#### WHAT IS REQUIRED:
Below this line are records; write out exactly the lines from the one containing "Write a web" through the one containing "const yTicks = [0, 1, 2, 3, 4, 5];", with the pictures left out.

----

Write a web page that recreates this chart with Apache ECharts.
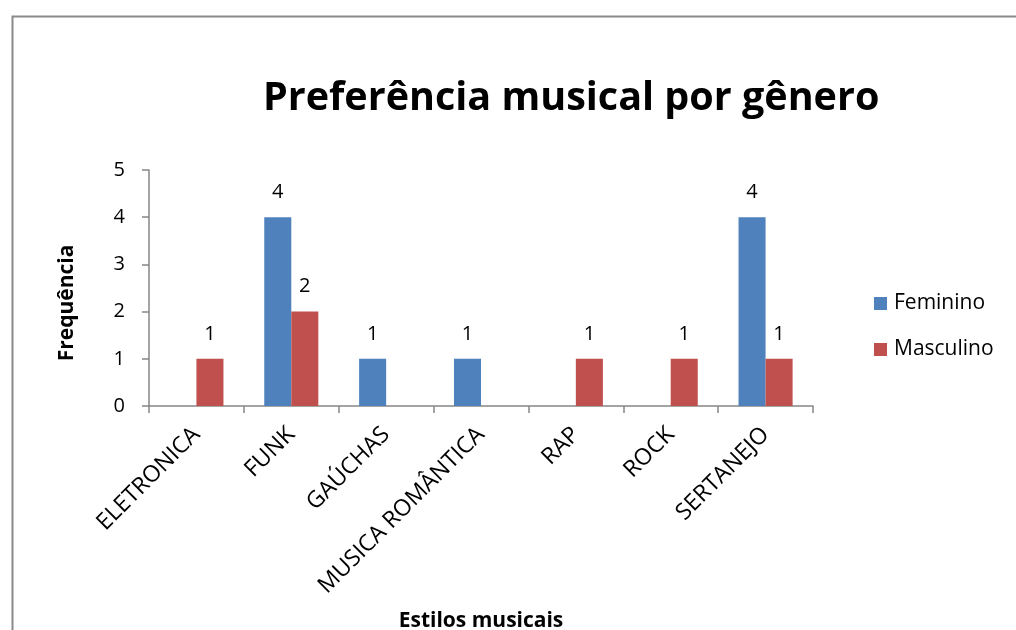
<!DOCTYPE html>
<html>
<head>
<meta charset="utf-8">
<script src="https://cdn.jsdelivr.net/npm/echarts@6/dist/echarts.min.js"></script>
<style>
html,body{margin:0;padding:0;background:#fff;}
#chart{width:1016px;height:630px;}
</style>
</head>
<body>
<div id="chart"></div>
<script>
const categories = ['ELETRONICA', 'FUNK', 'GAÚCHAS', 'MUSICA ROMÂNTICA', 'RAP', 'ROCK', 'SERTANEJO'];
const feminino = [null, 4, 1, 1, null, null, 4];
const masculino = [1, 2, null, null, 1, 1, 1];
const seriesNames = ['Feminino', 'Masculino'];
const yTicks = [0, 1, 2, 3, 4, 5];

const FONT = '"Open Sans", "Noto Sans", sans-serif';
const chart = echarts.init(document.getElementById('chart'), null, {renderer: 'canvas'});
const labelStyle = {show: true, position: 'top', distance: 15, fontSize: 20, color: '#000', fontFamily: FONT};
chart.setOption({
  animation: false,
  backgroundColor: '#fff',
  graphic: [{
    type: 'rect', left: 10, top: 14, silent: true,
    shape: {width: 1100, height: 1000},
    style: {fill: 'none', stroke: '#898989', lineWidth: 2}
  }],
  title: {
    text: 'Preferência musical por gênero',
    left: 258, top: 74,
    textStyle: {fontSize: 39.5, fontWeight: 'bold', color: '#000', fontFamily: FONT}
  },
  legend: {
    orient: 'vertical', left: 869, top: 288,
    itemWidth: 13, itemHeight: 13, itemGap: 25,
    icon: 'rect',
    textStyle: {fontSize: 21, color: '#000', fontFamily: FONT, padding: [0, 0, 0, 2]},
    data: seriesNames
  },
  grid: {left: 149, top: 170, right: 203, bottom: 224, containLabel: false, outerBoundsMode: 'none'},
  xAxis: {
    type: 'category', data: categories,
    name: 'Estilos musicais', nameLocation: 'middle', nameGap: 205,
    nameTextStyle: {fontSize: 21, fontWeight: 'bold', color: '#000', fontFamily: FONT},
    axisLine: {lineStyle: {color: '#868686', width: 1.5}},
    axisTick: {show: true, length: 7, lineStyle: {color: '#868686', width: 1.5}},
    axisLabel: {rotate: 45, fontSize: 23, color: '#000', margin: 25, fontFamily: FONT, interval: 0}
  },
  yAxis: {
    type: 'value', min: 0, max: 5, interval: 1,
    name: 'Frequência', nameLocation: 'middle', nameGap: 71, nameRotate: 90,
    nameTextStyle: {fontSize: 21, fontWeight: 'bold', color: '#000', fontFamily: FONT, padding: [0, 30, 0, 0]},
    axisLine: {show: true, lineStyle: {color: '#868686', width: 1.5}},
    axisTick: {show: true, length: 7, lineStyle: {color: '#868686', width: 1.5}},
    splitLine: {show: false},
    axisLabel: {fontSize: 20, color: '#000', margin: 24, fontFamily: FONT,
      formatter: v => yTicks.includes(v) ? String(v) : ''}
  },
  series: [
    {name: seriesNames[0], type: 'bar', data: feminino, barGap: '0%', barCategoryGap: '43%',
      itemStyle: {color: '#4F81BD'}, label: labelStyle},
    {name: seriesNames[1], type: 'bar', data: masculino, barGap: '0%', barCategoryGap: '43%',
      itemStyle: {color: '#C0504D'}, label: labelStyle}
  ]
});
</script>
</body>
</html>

----

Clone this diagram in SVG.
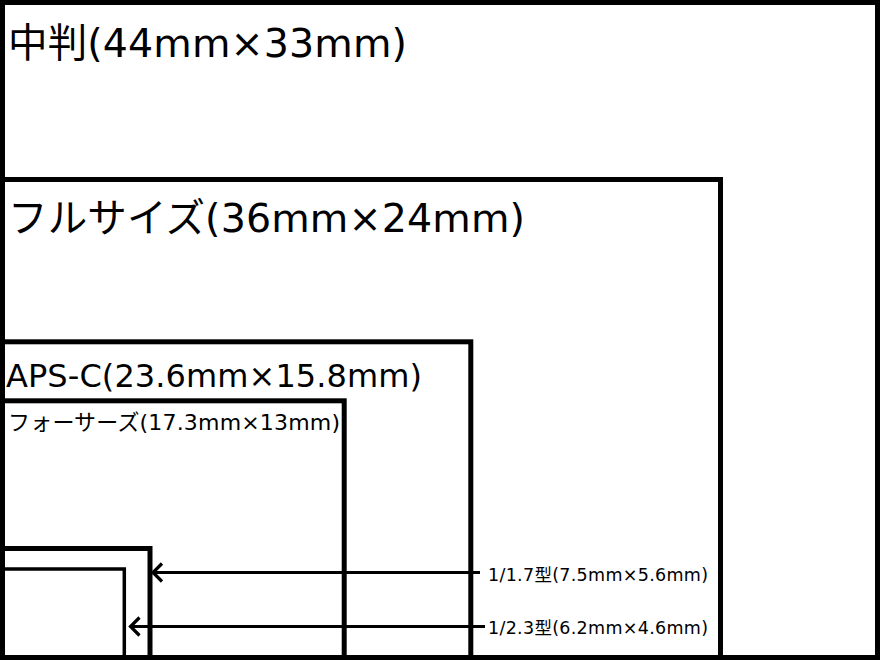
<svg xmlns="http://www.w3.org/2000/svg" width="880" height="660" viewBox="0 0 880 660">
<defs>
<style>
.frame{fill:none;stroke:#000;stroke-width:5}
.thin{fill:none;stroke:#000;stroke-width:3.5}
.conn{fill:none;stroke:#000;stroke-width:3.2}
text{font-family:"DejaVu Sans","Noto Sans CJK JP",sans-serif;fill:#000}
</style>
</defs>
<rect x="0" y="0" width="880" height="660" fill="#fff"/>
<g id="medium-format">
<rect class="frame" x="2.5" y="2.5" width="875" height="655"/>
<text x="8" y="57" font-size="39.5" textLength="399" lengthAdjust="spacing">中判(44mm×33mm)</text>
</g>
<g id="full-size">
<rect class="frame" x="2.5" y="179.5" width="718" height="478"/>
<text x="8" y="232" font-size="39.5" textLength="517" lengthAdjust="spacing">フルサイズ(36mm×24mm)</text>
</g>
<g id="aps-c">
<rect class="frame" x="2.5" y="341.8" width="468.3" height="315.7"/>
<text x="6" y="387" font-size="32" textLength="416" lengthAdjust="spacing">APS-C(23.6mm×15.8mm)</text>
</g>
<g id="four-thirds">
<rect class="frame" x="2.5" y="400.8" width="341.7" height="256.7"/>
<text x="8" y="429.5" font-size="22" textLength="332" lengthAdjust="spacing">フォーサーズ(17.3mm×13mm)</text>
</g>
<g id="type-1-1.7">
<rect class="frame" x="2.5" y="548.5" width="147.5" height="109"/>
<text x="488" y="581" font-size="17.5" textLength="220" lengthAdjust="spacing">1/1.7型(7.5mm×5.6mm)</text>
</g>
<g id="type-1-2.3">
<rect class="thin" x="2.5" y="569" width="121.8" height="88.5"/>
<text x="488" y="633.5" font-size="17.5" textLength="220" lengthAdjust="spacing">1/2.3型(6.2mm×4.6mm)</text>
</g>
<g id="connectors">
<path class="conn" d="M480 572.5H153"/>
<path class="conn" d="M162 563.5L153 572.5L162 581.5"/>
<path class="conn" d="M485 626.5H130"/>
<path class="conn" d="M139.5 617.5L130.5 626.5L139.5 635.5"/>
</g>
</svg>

----

#### SOLUTION BELOW:
Write a web page that recreates this chart with Apache ECharts.
<!DOCTYPE html>
<html>
<head>
<meta charset="utf-8">
<script src="https://cdn.jsdelivr.net/npm/echarts@6/dist/echarts.min.js"></script>
<style>
html,body{margin:0;padding:0;background:#fff;}
#chart{width:1016px;height:630px;}
</style>
</head>
<body>
<div id="chart"></div>
<script>
const categories = ['ELETRONICA', 'FUNK', 'GAÚCHAS', 'MUSICA ROMÂNTICA', 'RAP', 'ROCK', 'SERTANEJO'];
const feminino = [null, 4, 1, 1, null, null, 4];
const masculino = [1, 2, null, null, 1, 1, 1];
const seriesNames = ['Feminino', 'Masculino'];
const yTicks = [0, 1, 2, 3, 4, 5];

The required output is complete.